-- Information shown start --
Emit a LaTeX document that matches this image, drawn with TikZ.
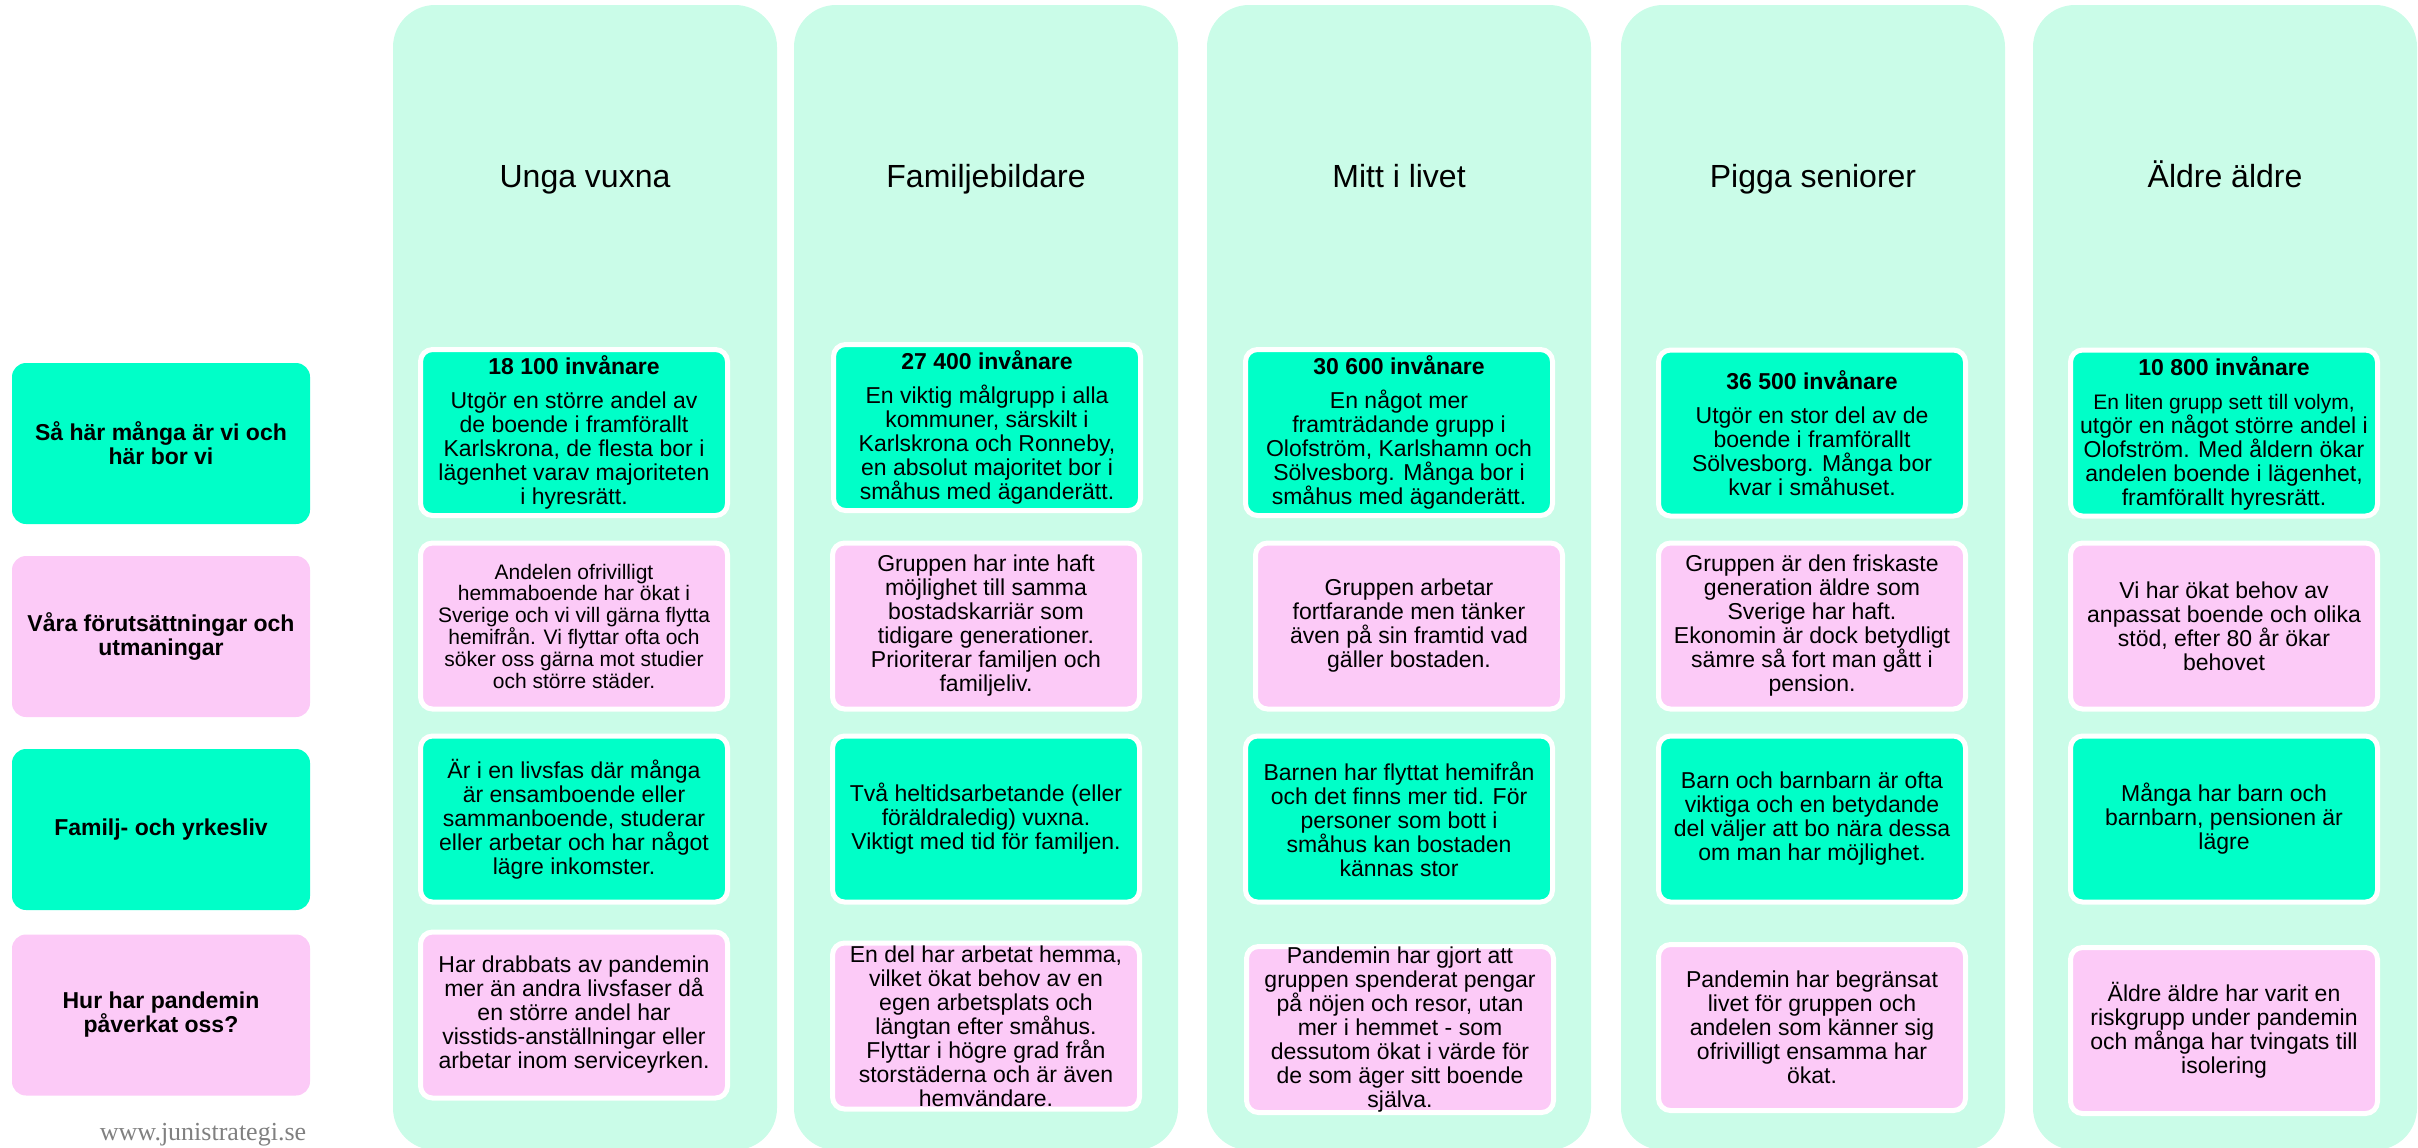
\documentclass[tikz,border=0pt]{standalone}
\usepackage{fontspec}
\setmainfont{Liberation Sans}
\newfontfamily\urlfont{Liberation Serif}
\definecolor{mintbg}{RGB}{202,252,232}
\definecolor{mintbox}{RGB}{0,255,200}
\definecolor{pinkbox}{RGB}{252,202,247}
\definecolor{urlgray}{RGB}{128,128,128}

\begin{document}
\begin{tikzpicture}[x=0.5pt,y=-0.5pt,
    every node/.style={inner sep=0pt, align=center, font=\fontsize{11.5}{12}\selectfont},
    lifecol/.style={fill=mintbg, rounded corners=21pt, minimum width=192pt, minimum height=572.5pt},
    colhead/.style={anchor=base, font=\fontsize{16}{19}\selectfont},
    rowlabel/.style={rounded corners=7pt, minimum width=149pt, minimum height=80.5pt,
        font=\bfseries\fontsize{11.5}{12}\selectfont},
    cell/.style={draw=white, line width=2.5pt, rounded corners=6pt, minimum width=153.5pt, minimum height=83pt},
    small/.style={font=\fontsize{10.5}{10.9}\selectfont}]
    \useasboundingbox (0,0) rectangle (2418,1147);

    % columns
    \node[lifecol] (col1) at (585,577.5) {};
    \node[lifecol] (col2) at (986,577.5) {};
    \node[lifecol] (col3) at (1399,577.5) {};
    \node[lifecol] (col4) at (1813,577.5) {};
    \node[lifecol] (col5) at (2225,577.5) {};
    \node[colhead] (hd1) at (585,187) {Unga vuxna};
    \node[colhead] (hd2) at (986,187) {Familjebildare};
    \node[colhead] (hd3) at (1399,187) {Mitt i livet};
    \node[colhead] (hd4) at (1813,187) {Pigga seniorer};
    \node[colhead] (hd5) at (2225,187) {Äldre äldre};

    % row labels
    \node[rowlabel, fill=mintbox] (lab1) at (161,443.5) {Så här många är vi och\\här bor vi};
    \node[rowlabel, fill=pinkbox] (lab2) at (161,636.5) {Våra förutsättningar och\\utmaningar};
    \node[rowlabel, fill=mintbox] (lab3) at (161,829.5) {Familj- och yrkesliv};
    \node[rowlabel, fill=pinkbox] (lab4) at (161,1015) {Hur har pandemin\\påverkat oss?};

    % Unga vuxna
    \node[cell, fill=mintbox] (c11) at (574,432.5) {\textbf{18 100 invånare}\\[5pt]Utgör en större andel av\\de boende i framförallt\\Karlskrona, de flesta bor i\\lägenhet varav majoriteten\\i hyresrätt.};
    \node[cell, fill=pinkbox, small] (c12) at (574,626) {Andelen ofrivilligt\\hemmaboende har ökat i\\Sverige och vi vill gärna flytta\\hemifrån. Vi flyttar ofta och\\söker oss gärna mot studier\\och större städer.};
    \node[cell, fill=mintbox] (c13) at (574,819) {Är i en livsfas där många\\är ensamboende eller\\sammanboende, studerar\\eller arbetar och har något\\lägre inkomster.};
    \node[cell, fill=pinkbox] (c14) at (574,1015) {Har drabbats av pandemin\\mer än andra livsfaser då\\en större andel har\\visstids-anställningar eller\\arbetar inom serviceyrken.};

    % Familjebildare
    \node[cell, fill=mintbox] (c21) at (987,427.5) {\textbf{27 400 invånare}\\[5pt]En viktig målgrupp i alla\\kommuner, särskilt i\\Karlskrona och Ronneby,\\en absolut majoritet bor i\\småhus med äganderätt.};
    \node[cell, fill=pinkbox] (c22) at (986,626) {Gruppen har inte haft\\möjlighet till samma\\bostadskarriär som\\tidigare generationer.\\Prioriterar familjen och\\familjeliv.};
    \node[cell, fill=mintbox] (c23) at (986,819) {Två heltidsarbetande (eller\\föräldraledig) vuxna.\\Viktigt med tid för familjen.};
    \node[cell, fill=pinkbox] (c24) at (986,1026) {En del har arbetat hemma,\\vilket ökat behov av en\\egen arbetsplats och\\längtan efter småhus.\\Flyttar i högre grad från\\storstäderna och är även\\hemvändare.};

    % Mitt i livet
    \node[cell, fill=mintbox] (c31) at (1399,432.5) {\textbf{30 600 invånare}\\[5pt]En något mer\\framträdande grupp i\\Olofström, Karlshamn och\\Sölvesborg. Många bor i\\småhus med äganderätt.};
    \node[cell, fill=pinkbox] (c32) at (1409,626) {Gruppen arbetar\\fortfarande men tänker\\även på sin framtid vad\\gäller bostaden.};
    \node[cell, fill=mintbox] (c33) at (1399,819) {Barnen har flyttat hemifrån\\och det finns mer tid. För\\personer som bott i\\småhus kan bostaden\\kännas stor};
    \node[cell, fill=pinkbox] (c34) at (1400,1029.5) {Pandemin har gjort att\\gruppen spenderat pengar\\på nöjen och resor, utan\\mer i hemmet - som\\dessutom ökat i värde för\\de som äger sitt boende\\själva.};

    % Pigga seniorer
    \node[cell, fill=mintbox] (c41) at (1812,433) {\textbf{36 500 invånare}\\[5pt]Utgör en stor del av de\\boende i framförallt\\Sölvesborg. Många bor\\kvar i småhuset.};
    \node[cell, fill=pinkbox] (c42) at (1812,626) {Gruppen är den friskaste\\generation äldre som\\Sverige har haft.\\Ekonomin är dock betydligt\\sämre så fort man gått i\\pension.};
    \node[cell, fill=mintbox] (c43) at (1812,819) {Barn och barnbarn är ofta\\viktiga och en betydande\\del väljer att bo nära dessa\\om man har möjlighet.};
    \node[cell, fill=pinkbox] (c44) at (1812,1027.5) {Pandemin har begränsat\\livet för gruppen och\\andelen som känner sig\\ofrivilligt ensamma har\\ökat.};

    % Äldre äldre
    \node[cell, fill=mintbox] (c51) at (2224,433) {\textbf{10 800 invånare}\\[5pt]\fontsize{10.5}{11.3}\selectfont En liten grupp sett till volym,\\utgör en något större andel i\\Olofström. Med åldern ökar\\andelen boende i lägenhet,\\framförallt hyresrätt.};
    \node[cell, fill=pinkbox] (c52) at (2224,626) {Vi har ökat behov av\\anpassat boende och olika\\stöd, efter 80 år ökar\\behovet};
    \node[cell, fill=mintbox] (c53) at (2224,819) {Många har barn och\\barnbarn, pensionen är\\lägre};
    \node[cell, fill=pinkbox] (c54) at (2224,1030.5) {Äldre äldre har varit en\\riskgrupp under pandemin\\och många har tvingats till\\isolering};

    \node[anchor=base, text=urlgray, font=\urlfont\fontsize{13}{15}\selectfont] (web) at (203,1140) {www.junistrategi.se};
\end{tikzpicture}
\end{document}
-- Information shown end --
=== What to produce ===
Copy nothing but the lines from the top of the data down to the line containing "fill=pinkbox] (lab4) at", and leave the pictures out.

=== Solution to this problem ===
Emit a LaTeX document that matches this image, drawn with TikZ.
\documentclass[tikz,border=0pt]{standalone}
\usepackage{fontspec}
\setmainfont{Liberation Sans}
\newfontfamily\urlfont{Liberation Serif}
\definecolor{mintbg}{RGB}{202,252,232}
\definecolor{mintbox}{RGB}{0,255,200}
\definecolor{pinkbox}{RGB}{252,202,247}
\definecolor{urlgray}{RGB}{128,128,128}

\begin{document}
\begin{tikzpicture}[x=0.5pt,y=-0.5pt,
    every node/.style={inner sep=0pt, align=center, font=\fontsize{11.5}{12}\selectfont},
    lifecol/.style={fill=mintbg, rounded corners=21pt, minimum width=192pt, minimum height=572.5pt},
    colhead/.style={anchor=base, font=\fontsize{16}{19}\selectfont},
    rowlabel/.style={rounded corners=7pt, minimum width=149pt, minimum height=80.5pt,
        font=\bfseries\fontsize{11.5}{12}\selectfont},
    cell/.style={draw=white, line width=2.5pt, rounded corners=6pt, minimum width=153.5pt, minimum height=83pt},
    small/.style={font=\fontsize{10.5}{10.9}\selectfont}]
    \useasboundingbox (0,0) rectangle (2418,1147);

    % columns
    \node[lifecol] (col1) at (585,577.5) {};
    \node[lifecol] (col2) at (986,577.5) {};
    \node[lifecol] (col3) at (1399,577.5) {};
    \node[lifecol] (col4) at (1813,577.5) {};
    \node[lifecol] (col5) at (2225,577.5) {};
    \node[colhead] (hd1) at (585,187) {Unga vuxna};
    \node[colhead] (hd2) at (986,187) {Familjebildare};
    \node[colhead] (hd3) at (1399,187) {Mitt i livet};
    \node[colhead] (hd4) at (1813,187) {Pigga seniorer};
    \node[colhead] (hd5) at (2225,187) {Äldre äldre};

    % row labels
    \node[rowlabel, fill=mintbox] (lab1) at (161,443.5) {Så här många är vi och\\här bor vi};
    \node[rowlabel, fill=pinkbox] (lab2) at (161,636.5) {Våra förutsättningar och\\utmaningar};
    \node[rowlabel, fill=mintbox] (lab3) at (161,829.5) {Familj- och yrkesliv};
    \node[rowlabel, fill=pinkbox] (lab4) at (161,1015) {Hur har pandemin\\påverkat oss?};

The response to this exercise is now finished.